MR. ADAMSON: Here on page 53, looking at your different signatures, you actually engraved your signature into the back of the pieces that you made in your studio. Did you have an engraving tool to do that? And then the other ones are – the ones from Dearborn are silk-screened with gold, right? – the signature?
MS. HIGGINS: Sometimes we have people ask us to design something. I think that was –
MR. ADAMSON: For the St. Louis centennial – or bicentennial? We’re looking on page 57 here. So you were actually asked to design something for the occasion in that case?
MS. HIGGINS: I think so. We did this – this was gray glass.

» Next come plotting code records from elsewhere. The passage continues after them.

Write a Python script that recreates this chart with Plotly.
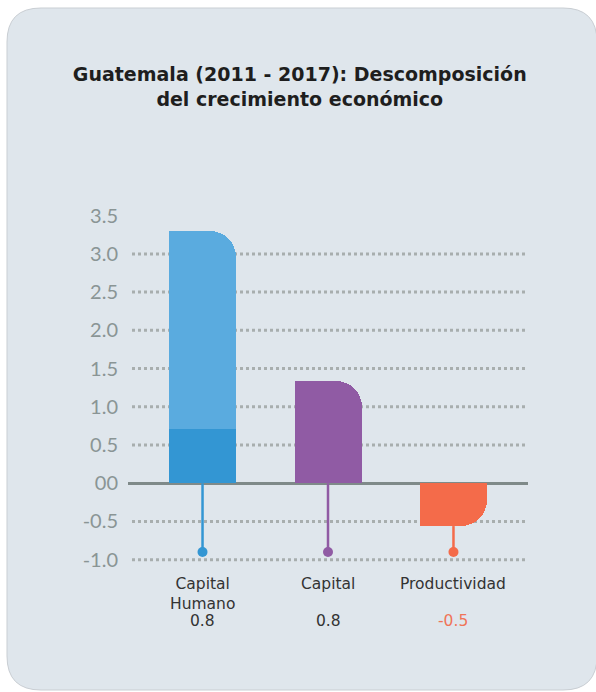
import plotly.graph_objects as go

# ---- data ----
categories = ["Capital Humano", "Capital", "Productividad"]
category_labels = ["Capital<br>Humano", "Capital", "Productividad"]
bar_values = [3.30, 1.34, -0.56]
human_capital_base = 0.71          # darker lower segment of first bar
value_labels = ["0.8", "0.8", "-0.5"]
stick_end = [-0.90, -0.90, -0.90]  # lollipop dot position
y_ticks = [-1.0, -0.5, 0.0, 0.5, 1.0, 1.5, 2.0, 2.5, 3.0, 3.5]
y_tick_text = ["-1.0", "-0.5", "00", "0.5", "1.0", "1.5", "2.0", "2.5", "3.0", "3.5"]
grid_values = [-1.0, -0.5, 0.5, 1.0, 1.5, 2.0, 2.5, 3.0]

# ---- style ----
W, H = 596, 692
ML, MR, MT, MB = 128, 68, 208, 117
card_color = "#DFE6EC"
bar_colors = ["#5AABDF", "#905BA4", "#F46B4A"]
dark_blue = "#3396D3"
stick_colors = ["#3396D3", "#905BA4", "#F46B4A"]
value_colors = ["#333333", "#333333", "#F07458"]
bar_w = 0.534
radius = 26
label_font = "DejaVu Sans, sans-serif"

xpos = list(range(len(categories)))

fig = go.Figure()

# lollipop sticks (below bars)
for i, c in enumerate(categories):
    top = min(0, bar_values[i])
    fig.add_trace(go.Scatter(
        x=[xpos[i], xpos[i]], y=[top, stick_end[i]], mode="lines",
        line=dict(color=stick_colors[i], width=2.5), hoverinfo="skip", showlegend=False))
    fig.add_trace(go.Scatter(
        x=[xpos[i]], y=[stick_end[i]], mode="markers",
        marker=dict(color=stick_colors[i], size=10), hoverinfo="skip", showlegend=False))

# bars: rounded full bar + square left half (only right corner rounded)
for i, c in enumerate(categories):
    fig.add_trace(go.Bar(
        x=[xpos[i]], y=[bar_values[i]], width=[bar_w], offset=-bar_w / 2,
        marker=dict(color=bar_colors[i], cornerradius=radius, line=dict(width=0)),
        hoverinfo="skip", showlegend=False))
    fig.add_trace(go.Bar(
        x=[xpos[i]], y=[bar_values[i]], width=[bar_w / 2], offset=-bar_w / 2,
        marker=dict(color=bar_colors[i], line=dict(width=0)),
        hoverinfo="skip", showlegend=False))

# dark lower segment of human capital
fig.add_trace(go.Bar(
    x=[xpos[0]], y=[human_capital_base], width=[bar_w], offset=-bar_w / 2,
    marker=dict(color=dark_blue, line=dict(width=0)), hoverinfo="skip", showlegend=False))

# ---- card background (rounded rectangle in paper coords) ----
pw, ph = W - ML - MR, H - MT - MB
def px2x(px):
    return (px - ML) / pw
def py2y(py):
    return (H - MB - py) / ph

x0, x1, y0, y1, r = 7, 597, 8, 690, 34
path = (
    f"M {px2x(x0 + r)},{py2y(y0)} "
    f"L {px2x(x1 - r)},{py2y(y0)} "
    f"Q {px2x(x1)},{py2y(y0)} {px2x(x1)},{py2y(y0 + r)} "
    f"L {px2x(x1)},{py2y(y1 - r)} "
    f"Q {px2x(x1)},{py2y(y1)} {px2x(x1 - r)},{py2y(y1)} "
    f"L {px2x(x0 + r)},{py2y(y1)} "
    f"Q {px2x(x0)},{py2y(y1)} {px2x(x0)},{py2y(y1 - r)} "
    f"L {px2x(x0)},{py2y(y0 + r)} "
    f"Q {px2x(x0)},{py2y(y0)} {px2x(x0 + r)},{py2y(y0)} Z"
)
shapes = [dict(type="path", path=path, xref="paper", yref="paper",
               fillcolor=card_color, line=dict(color="#C9CED3", width=1), layer="below")]

for g in grid_values:
    shapes.append(dict(type="line", xref="paper", yref="y", x0=px2x(132), x1=1.0,
                       y0=g, y1=g, line=dict(color="#A8AEAE", width=3, dash="dot"),
                       layer="below"))

# ---- annotations ----
annotations = []
for i, c in enumerate(categories):
    annotations.append(dict(
        x=xpos[i], y=0, xref="x", yref="paper", yanchor="top", yshift=2,
        text=category_labels[i], showarrow=False,
        font=dict(family=label_font, size=15.5, color="#333333")))
    annotations.append(dict(
        x=xpos[i], y=0, xref="x", yref="paper", yanchor="middle", yshift=-46,
        text=value_labels[i], showarrow=False,
        font=dict(family=label_font, size=15.5, color=value_colors[i])))

fig.update_layout(
    width=W, height=H,
    margin=dict(l=ML, r=MR, t=MT, b=MB),
    paper_bgcolor="white", plot_bgcolor="rgba(0,0,0,0)",
    barmode="overlay", bargap=0,
    title=dict(
        text="<b>Guatemala (2011 - 2017): Descomposición<br>del crecimiento económico</b>",
        x=0.503, xanchor="center", xref="container",
        y=1 - 81 / H, yanchor="top", yref="container",
        font=dict(family="DejaVu Sans, sans-serif", size=19, color="#1E1E1E")),
    xaxis=dict(range=[-0.594, 2.594], showgrid=False, zeroline=False,
               showticklabels=False, ticks="", fixedrange=True),
    yaxis=dict(range=[-1.2, 3.6], tickvals=y_ticks, ticktext=y_tick_text,
               showgrid=False, zeroline=True, zerolinecolor="#7F8A89", zerolinewidth=3,
               ticks="", ticklabelstandoff=9, fixedrange=True,
               tickfont=dict(family="Lato, sans-serif", size=20, color="#8A9595")),
    shapes=shapes, annotations=annotations,
    showlegend=False,
)

fig.write_html("out.html", config={"displayModeBar": False},
               post_script="document.body.style.margin='0px';")
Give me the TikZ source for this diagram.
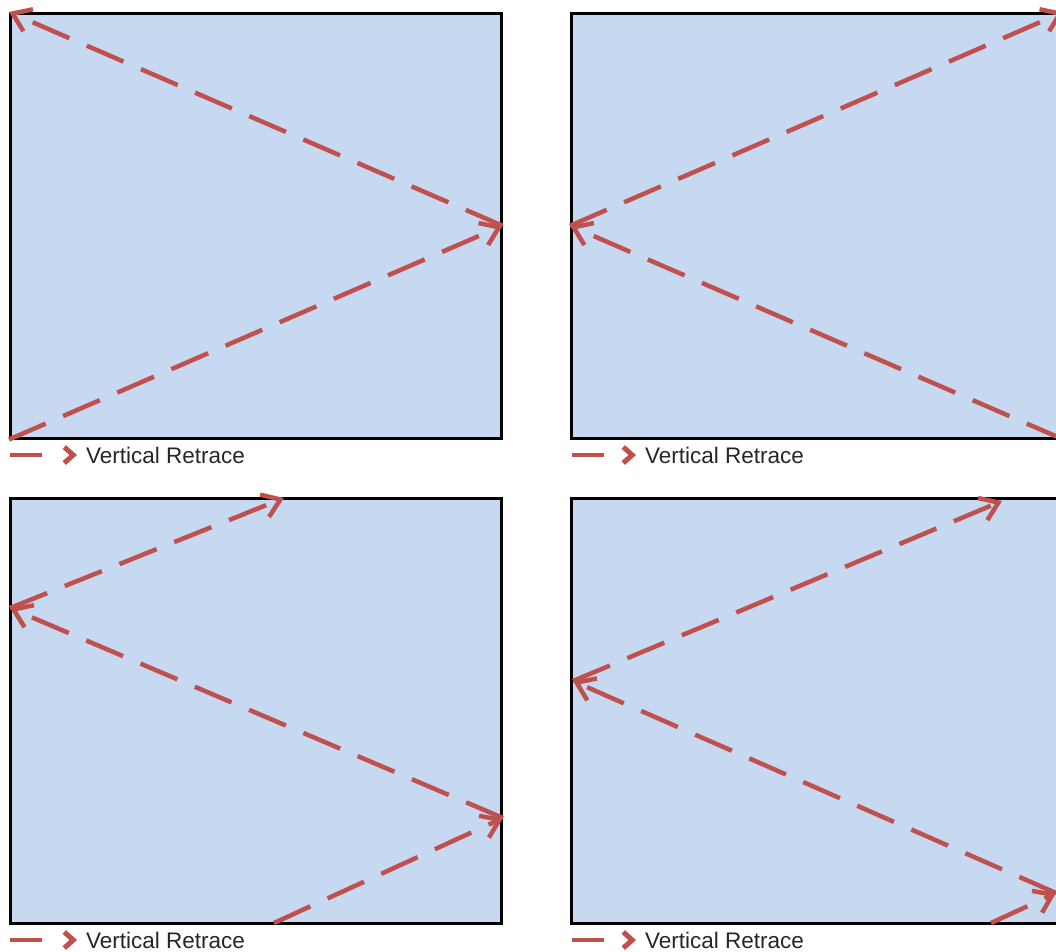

MR. ADAMSON: This Clocks ashtray?
MS. HIGGINS: Yes. This is actually about five sheets that –
MR. ADAMSON: This is the red piece on the bottom on page 59?
MS. HIGGINS: Mm-hmm.
MR. ADAMSON: And here’s a Maurice Heaton piece.
MS. HIGGINS: Yeah. I’m trying to remember what these are –
MR. ADAMSON: It says they’re Sydenstricker.
MS. HIGGINS: Hmm?
MR. ADAMSON: They’re Sydenstricker, it says. It’s a different company.
MS. HIGGINS: I’ve never heard of it.